Scattered showers are giving an assist to firefighters battling wildfires in southwest Florida, but officials caution the threat isn’t over.
More than 115 wildfires were burning in the state as of Saturday morning, the Florida Forest Service said. Nearly 30,000 acres of the Sunshine State have been scorched.
Some mandatory evacuation orders have been lifted, but many residents still can’t return home.
The rain “is giving us a little bit of opportunity to get ahead,” Director of Collier County Bureau of Emergency Services Dan Summers said. But Summers cautioned that “doesn’t mean that we’re in the clear.”
“It takes an awful lot of water to put a fire out this big,” Summers said.
FEMA has approved two fire management assistance grants to aid the response in Polk and Lee counties, Florida Gov. Rick Scott said.
“We are continuing to closely monitor these wildfires and do everything we can to ensure our firefighters and first responders have all the resources they need to protect our communities,” Scott said.
“As these wildfires continue, there are people who woke up this morning to find their homes destroyed and their lives completely changed,” Scott said. “This is an incredibly heartbreaking and challenging time, and I am encouraged to see our entire state working together to help one another.”
Southwest Florida
Thirteen homes in Lee County have been damaged or destroyed by a 400-acre wildfire, Scott said.
More than 2,000 homes had been under a mandatory evacuation order in the county, which includes Fort Myers on the southern part of Florida’s Gulf Coast, but the order was lifted with the fire 95% contained by Saturday afternoon.
Further south in neighboring Collier County, firefighters were making progress on a 5,500-acre fire near the Golden Gate Estates section of Naples. ItIt was about 20% contained, Scott said.

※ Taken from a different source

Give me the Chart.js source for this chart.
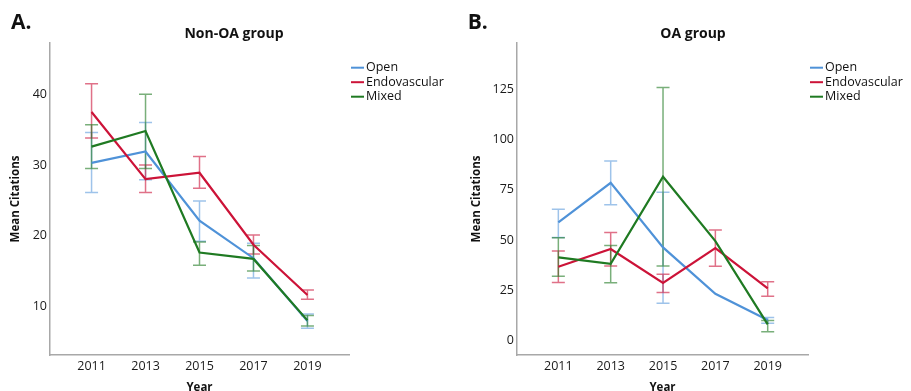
<!DOCTYPE html>
<html>
<head>
<meta charset="utf-8">
<script src="https://cdn.jsdelivr.net/npm/chart.js@4.4.1/dist/chart.umd.min.js"></script>
<style>
  html, body { margin: 0; padding: 0; background: #fff; width: 911px; height: 391px; overflow: hidden; position: relative; }
  canvas { position: absolute; top: 0; }
  #nonOa { left: 0; }
  #oa { left: 455px; }
</style>
</head>
<body>
<canvas id="nonOa" width="455" height="400"></canvas>
<canvas id="oa" width="456" height="400"></canvas>
<script>
// Publication years on the x axis
const years = ['2011', '2013', '2015', '2017', '2019'];
const seriesNames = ['Open', 'Endovascular', 'Mixed'];

// Non-OA group: mean citations with lower / upper error limits
const nonOaOpen      = [30.3, 31.9, 22.1, 16.8, 7.9];
const nonOaOpenLow   = [26.1, 27.9, 19.2, 14.0, 6.9];
const nonOaOpenHigh  = [34.6, 36.0, 24.9, 18.9, 8.9];
const nonOaEndo      = [37.5, 28.0, 28.9, 18.7, 11.6];
const nonOaEndoLow   = [33.8, 26.1, 26.7, 17.4, 11.0];
const nonOaEndoHigh  = [41.5, 30.0, 31.2, 20.1, 12.3];
const nonOaMixed     = [32.6, 34.8, 17.6, 16.7, 8.0];
const nonOaMixedLow  = [29.5, 29.5, 15.8, 15.0, 7.2];
const nonOaMixedHigh = [35.7, 40.0, 19.1, 18.6, 8.7];

// OA group: mean citations with lower / upper error limits
const oaOpen      = [58.8, 78.5, 46.4, 23.3, 10.3];
const oaOpenLow   = [51.3, 67.6, 18.6, null, 8.7];
const oaOpenHigh  = [65.4, 89.4, 73.8, null, 11.5];
const oaEndo      = [36.8, 45.6, 28.7, 46.0, 26.0];
const oaEndoLow   = [29.0, 37.2, 24.0, 37.0, 22.1];
const oaEndoHigh  = [44.6, 53.8, 33.1, 55.1, 29.3];
const oaMixed     = [41.4, 38.2, 81.5, 49.5, 8.1];
const oaMixedLow  = [32.1, 28.8, 37.1, null, 4.5];
const oaMixedHigh = [51.2, 47.3, 125.9, null, 10.0];

// Y tick values for each panel
const nonOaYTicks = [10, 20, 30, 40];
const oaYTicks = [0, 25, 50, 75, 100, 125];

const COLORS = ['#4f92d8', '#cc1338', '#1f7a22'];
const ERR_COLORS = ['rgba(79,146,216,0.55)', 'rgba(204,19,56,0.6)', 'rgba(31,122,34,0.6)'];
const FONT = '"Open Sans", "Liberation Sans", sans-serif';

// Vertical error bars with caps, drawn under the lines
const errorBars = {
  id: 'errorBars',
  beforeDatasetsDraw(chart) {
    const { ctx, scales: { x, y } } = chart;
    chart.data.datasets.forEach((ds, i) => {
      if (!chart.isDatasetVisible(i) || !ds.errorLow) return;
      ctx.save();
      ctx.strokeStyle = ds.errorColor;
      ctx.lineWidth = 1.5;
      ds.data.forEach((pt, j) => {
        const lo = ds.errorLow[j], hi = ds.errorHigh[j];
        if (lo == null || hi == null) return;
        const px = x.getPixelForValue(pt.x);
        const yl = y.getPixelForValue(lo);
        const yh = y.getPixelForValue(hi);
        ctx.beginPath();
        ctx.moveTo(px, yl); ctx.lineTo(px, yh);
        ctx.moveTo(px - 6.5, yl); ctx.lineTo(px + 6.5, yl);
        ctx.moveTo(px - 6.5, yh); ctx.lineTo(px + 6.5, yh);
        ctx.stroke();
      });
      ctx.restore();
    });
  }
};

// Panel letter, panel title and the line legend at the top right
const panelText = {
  id: 'panelText',
  afterDraw(chart, args, opts) {
    const { ctx, chartArea } = chart;
    ctx.save();
    ctx.fillStyle = '#111';
    ctx.textBaseline = 'middle';
    ctx.textAlign = 'left';
    ctx.font = 'bold 21px ' + FONT;
    ctx.fillText(opts.panel, opts.panelX, 23);
    ctx.textAlign = 'center';
    ctx.font = 'bold 14px ' + FONT;
    ctx.fillText(opts.title, opts.titleX, 34);
    ctx.textAlign = 'left';
    ctx.font = '12.5px ' + FONT;
    chart.data.datasets.forEach((ds, i) => {
      const yy = chartArea.top + 24.7 + i * 14.5;
      ctx.strokeStyle = ds.borderColor;
      ctx.lineWidth = 2;
      ctx.beginPath();
      ctx.moveTo(chartArea.right + 2, yy);
      ctx.lineTo(chartArea.right + 15, yy);
      ctx.stroke();
      ctx.fillText(ds.label, chartArea.right + 17, yy);
    });
    ctx.restore();
  }
};

function makeDataset(idx, values, low, high) {
  return {
    label: seriesNames[idx],
    data: years.map((_, i) => ({ x: i, y: values[i] })),
    errorLow: low,
    errorHigh: high,
    errorColor: ERR_COLORS[idx],
    borderColor: COLORS[idx],
    backgroundColor: COLORS[idx],
    borderWidth: 2.2,
    pointRadius: 0,
    tension: 0,
    order: 3 - idx
  };
}

function makeChart(canvasId, cfg) {
  return new Chart(document.getElementById(canvasId), {
    type: 'line',
    data: { datasets: cfg.datasets },
    plugins: [errorBars, panelText],
    options: {
      responsive: false,
      animation: false,
      devicePixelRatio: 1,
      layout: { padding: { left: 0, right: cfg.padRight, top: 43, bottom: 0 } },
      plugins: {
        legend: { display: false },
        tooltip: { enabled: false },
        title: { display: false },
        panelText: { panel: cfg.panel, panelX: cfg.panelX, title: cfg.title, titleX: cfg.titleX }
      },
      scales: {
        x: {
          type: 'linear',
          min: cfg.xMin,
          max: cfg.xMax,
          grid: { display: false, drawTicks: false },
          border: { display: true, color: '#a8a8a8', width: 1.5 },
          afterBuildTicks: (s) => { s.ticks = years.map((_, i) => ({ value: i })); },
          afterFit: (s) => { s.height = 45; },
          ticks: {
            padding: 4,
            color: '#1a1a1a',
            font: { family: FONT, size: 12.5 },
            callback: (v) => years[v]
          },
          title: {
            display: true,
            text: 'Year',
            color: '#111',
            font: { family: FONT, size: 11.5, weight: 'bold' },
            padding: { top: 0, bottom: 5 }
          }
        },
        y: {
          type: 'linear',
          min: cfg.yMin,
          max: cfg.yMax,
          grid: { display: false, drawTicks: false },
          border: { display: true, color: '#a8a8a8', width: 1.5 },
          afterBuildTicks: (s) => { s.ticks = cfg.yTicks.map((v) => ({ value: v })); },
          afterFit: (s) => { s.width = cfg.yWidth; },
          ticks: {
            padding: 3,
            color: '#1a1a1a',
            font: { family: FONT, size: 12.5 }
          },
          title: {
            display: true,
            text: 'Mean Citations',
            color: '#111',
            font: { family: FONT, size: 11.5, weight: 'bold' },
            padding: { top: cfg.yTitlePad, bottom: 0 }
          }
        }
      }
    }
  });
}

makeChart('nonOa', {
  datasets: [
    makeDataset(0, nonOaOpen, nonOaOpenLow, nonOaOpenHigh),
    makeDataset(1, nonOaEndo, nonOaEndoLow, nonOaEndoHigh),
    makeDataset(2, nonOaMixed, nonOaMixedLow, nonOaMixedHigh)
  ],
  panel: 'A.', panelX: 11, title: 'Non-OA group', titleX: 234,
  padRight: 106, yWidth: 50, yTitlePad: 9,
  xMin: -0.77, xMax: 4.77, yMin: 3.1, yMax: 47.26, yTicks: nonOaYTicks
});

makeChart('oa', {
  datasets: [
    makeDataset(0, oaOpen, oaOpenLow, oaOpenHigh),
    makeDataset(1, oaEndo, oaEndoLow, oaEndoHigh),
    makeDataset(2, oaMixed, oaMixedLow, oaMixedHigh)
  ],
  panel: 'B.', panelX: 12.7, title: 'OA group', titleX: 238,
  padRight: 103, yWidth: 62, yTitlePad: 15,
  xMin: -0.79, xMax: 4.77, yMin: -7.1, yMax: 148, yTicks: oaYTicks
});
</script>
</body>
</html>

The mandatory evacuation zone includes more than 6,000 structures. Flames have damaged or destroyed several vehicles and nine homes, the governor said.
Friday, the governor deployed the state’s National Guard, including five UH-60 Blackhawk helicopters, to help firefighters mitigate the massive wildfire, which started Thursday.
Central Florida
A 700-acre wildfire burning in Polk County was about 60% contained as of Saturday afternoon, Scott said.
The mandatory evacuation of about 800 homes in Indian Lake Estates, a golf and fishing community near Lakeland, had been lifted, state officials said.
Flames destroyed at least one business by Saturday.
The fire is the latest in “a series of suspicious fires here in the last two or three weeks,” Polk County Sheriff Grady Judd told reporters.
Polk County Fire Rescue officials said they’re looking for an arsonist they suspect is connected to the fire, CNN affiliate WFTV reports.